» Exercise prompt
Your job is to retype all of the data word for word, leaving every image out.

» Given data
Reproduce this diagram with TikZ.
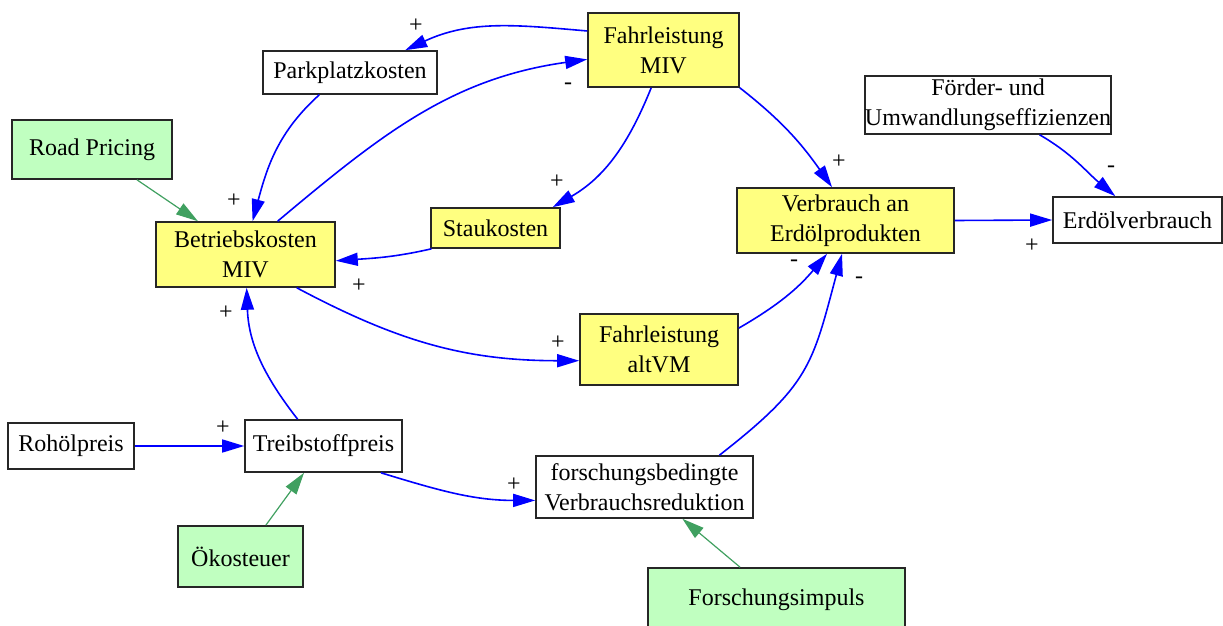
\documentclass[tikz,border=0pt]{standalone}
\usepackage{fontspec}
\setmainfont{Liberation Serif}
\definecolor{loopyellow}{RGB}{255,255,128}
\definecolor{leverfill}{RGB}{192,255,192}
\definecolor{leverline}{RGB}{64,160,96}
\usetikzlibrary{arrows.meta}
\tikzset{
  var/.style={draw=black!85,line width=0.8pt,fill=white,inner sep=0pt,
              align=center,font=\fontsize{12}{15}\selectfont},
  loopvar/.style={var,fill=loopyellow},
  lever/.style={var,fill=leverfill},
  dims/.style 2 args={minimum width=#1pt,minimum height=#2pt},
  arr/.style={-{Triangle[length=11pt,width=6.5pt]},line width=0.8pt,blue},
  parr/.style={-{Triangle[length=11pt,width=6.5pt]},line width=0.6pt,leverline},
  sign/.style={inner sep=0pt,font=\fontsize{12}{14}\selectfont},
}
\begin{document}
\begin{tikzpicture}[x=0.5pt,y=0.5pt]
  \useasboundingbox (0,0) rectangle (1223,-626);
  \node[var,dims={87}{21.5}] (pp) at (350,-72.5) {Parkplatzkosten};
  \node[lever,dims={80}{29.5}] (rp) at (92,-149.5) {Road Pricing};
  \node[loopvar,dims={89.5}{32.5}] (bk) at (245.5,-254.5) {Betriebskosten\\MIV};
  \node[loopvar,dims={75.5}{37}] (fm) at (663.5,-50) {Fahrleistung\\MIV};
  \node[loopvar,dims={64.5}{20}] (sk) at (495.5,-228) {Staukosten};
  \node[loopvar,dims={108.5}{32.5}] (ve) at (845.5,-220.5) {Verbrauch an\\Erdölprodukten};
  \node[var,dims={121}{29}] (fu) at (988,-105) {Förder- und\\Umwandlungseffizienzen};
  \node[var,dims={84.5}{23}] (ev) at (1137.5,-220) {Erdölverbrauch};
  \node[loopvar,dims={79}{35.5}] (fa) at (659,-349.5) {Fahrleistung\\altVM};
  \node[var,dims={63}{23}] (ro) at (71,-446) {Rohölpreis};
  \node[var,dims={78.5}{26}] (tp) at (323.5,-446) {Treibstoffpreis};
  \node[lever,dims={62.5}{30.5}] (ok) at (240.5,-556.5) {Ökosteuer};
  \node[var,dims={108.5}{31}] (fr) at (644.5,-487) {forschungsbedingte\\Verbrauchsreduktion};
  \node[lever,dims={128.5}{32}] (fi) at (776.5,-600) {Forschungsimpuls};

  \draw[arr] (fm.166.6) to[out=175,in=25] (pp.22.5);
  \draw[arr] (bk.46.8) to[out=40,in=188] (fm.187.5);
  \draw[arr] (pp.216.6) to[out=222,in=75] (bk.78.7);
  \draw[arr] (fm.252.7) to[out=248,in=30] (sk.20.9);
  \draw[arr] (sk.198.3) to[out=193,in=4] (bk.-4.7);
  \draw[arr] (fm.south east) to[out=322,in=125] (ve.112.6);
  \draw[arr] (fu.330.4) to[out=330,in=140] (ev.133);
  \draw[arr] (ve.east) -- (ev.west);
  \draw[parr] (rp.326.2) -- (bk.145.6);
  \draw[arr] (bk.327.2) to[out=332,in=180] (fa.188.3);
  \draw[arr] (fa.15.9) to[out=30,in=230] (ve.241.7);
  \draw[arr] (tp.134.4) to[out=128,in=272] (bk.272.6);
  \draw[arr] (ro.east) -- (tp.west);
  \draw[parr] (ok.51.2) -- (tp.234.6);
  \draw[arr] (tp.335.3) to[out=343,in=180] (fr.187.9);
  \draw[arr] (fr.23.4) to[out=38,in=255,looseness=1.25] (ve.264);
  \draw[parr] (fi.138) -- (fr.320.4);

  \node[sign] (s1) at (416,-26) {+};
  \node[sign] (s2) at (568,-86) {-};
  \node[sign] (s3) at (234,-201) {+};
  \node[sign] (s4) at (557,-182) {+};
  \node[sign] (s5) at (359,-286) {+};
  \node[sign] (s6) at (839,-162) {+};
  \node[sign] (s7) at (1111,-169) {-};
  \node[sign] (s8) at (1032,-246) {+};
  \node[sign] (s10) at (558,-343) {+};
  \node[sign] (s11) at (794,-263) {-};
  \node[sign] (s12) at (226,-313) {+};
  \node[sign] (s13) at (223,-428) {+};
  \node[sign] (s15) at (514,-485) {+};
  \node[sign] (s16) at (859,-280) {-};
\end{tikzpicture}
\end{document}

» Worked solution
Reproduce this diagram with TikZ.
\documentclass[tikz,border=0pt]{standalone}
\usepackage{fontspec}
\setmainfont{Liberation Serif}
\definecolor{loopyellow}{RGB}{255,255,128}
\definecolor{leverfill}{RGB}{192,255,192}
\definecolor{leverline}{RGB}{64,160,96}
\usetikzlibrary{arrows.meta}
\tikzset{
  var/.style={draw=black!85,line width=0.8pt,fill=white,inner sep=0pt,
              align=center,font=\fontsize{12}{15}\selectfont},
  loopvar/.style={var,fill=loopyellow},
  lever/.style={var,fill=leverfill},
  dims/.style 2 args={minimum width=#1pt,minimum height=#2pt},
  arr/.style={-{Triangle[length=11pt,width=6.5pt]},line width=0.8pt,blue},
  parr/.style={-{Triangle[length=11pt,width=6.5pt]},line width=0.6pt,leverline},
  sign/.style={inner sep=0pt,font=\fontsize{12}{14}\selectfont},
}
\begin{document}
\begin{tikzpicture}[x=0.5pt,y=0.5pt]
  \useasboundingbox (0,0) rectangle (1223,-626);
  \node[var,dims={87}{21.5}] (pp) at (350,-72.5) {Parkplatzkosten};
  \node[lever,dims={80}{29.5}] (rp) at (92,-149.5) {Road Pricing};
  \node[loopvar,dims={89.5}{32.5}] (bk) at (245.5,-254.5) {Betriebskosten\\MIV};
  \node[loopvar,dims={75.5}{37}] (fm) at (663.5,-50) {Fahrleistung\\MIV};
  \node[loopvar,dims={64.5}{20}] (sk) at (495.5,-228) {Staukosten};
  \node[loopvar,dims={108.5}{32.5}] (ve) at (845.5,-220.5) {Verbrauch an\\Erdölprodukten};
  \node[var,dims={121}{29}] (fu) at (988,-105) {Förder- und\\Umwandlungseffizienzen};
  \node[var,dims={84.5}{23}] (ev) at (1137.5,-220) {Erdölverbrauch};
  \node[loopvar,dims={79}{35.5}] (fa) at (659,-349.5) {Fahrleistung\\altVM};
  \node[var,dims={63}{23}] (ro) at (71,-446) {Rohölpreis};
  \node[var,dims={78.5}{26}] (tp) at (323.5,-446) {Treibstoffpreis};
  \node[lever,dims={62.5}{30.5}] (ok) at (240.5,-556.5) {Ökosteuer};
  \node[var,dims={108.5}{31}] (fr) at (644.5,-487) {forschungsbedingte\\Verbrauchsreduktion};
  \node[lever,dims={128.5}{32}] (fi) at (776.5,-600) {Forschungsimpuls};

  \draw[arr] (fm.166.6) to[out=175,in=25] (pp.22.5);
  \draw[arr] (bk.46.8) to[out=40,in=188] (fm.187.5);
  \draw[arr] (pp.216.6) to[out=222,in=75] (bk.78.7);
  \draw[arr] (fm.252.7) to[out=248,in=30] (sk.20.9);
  \draw[arr] (sk.198.3) to[out=193,in=4] (bk.-4.7);
  \draw[arr] (fm.south east) to[out=322,in=125] (ve.112.6);
  \draw[arr] (fu.330.4) to[out=330,in=140] (ev.133);
  \draw[arr] (ve.east) -- (ev.west);
  \draw[parr] (rp.326.2) -- (bk.145.6);
  \draw[arr] (bk.327.2) to[out=332,in=180] (fa.188.3);
  \draw[arr] (fa.15.9) to[out=30,in=230] (ve.241.7);
  \draw[arr] (tp.134.4) to[out=128,in=272] (bk.272.6);
  \draw[arr] (ro.east) -- (tp.west);
  \draw[parr] (ok.51.2) -- (tp.234.6);
  \draw[arr] (tp.335.3) to[out=343,in=180] (fr.187.9);
  \draw[arr] (fr.23.4) to[out=38,in=255,looseness=1.25] (ve.264);
  \draw[parr] (fi.138) -- (fr.320.4);

  \node[sign] (s1) at (416,-26) {+};
  \node[sign] (s2) at (568,-86) {-};
  \node[sign] (s3) at (234,-201) {+};
  \node[sign] (s4) at (557,-182) {+};
  \node[sign] (s5) at (359,-286) {+};
  \node[sign] (s6) at (839,-162) {+};
  \node[sign] (s7) at (1111,-169) {-};
  \node[sign] (s8) at (1032,-246) {+};
  \node[sign] (s10) at (558,-343) {+};
  \node[sign] (s11) at (794,-263) {-};
  \node[sign] (s12) at (226,-313) {+};
  \node[sign] (s13) at (223,-428) {+};
  \node[sign] (s15) at (514,-485) {+};
  \node[sign] (s16) at (859,-280) {-};
\end{tikzpicture}
\end{document}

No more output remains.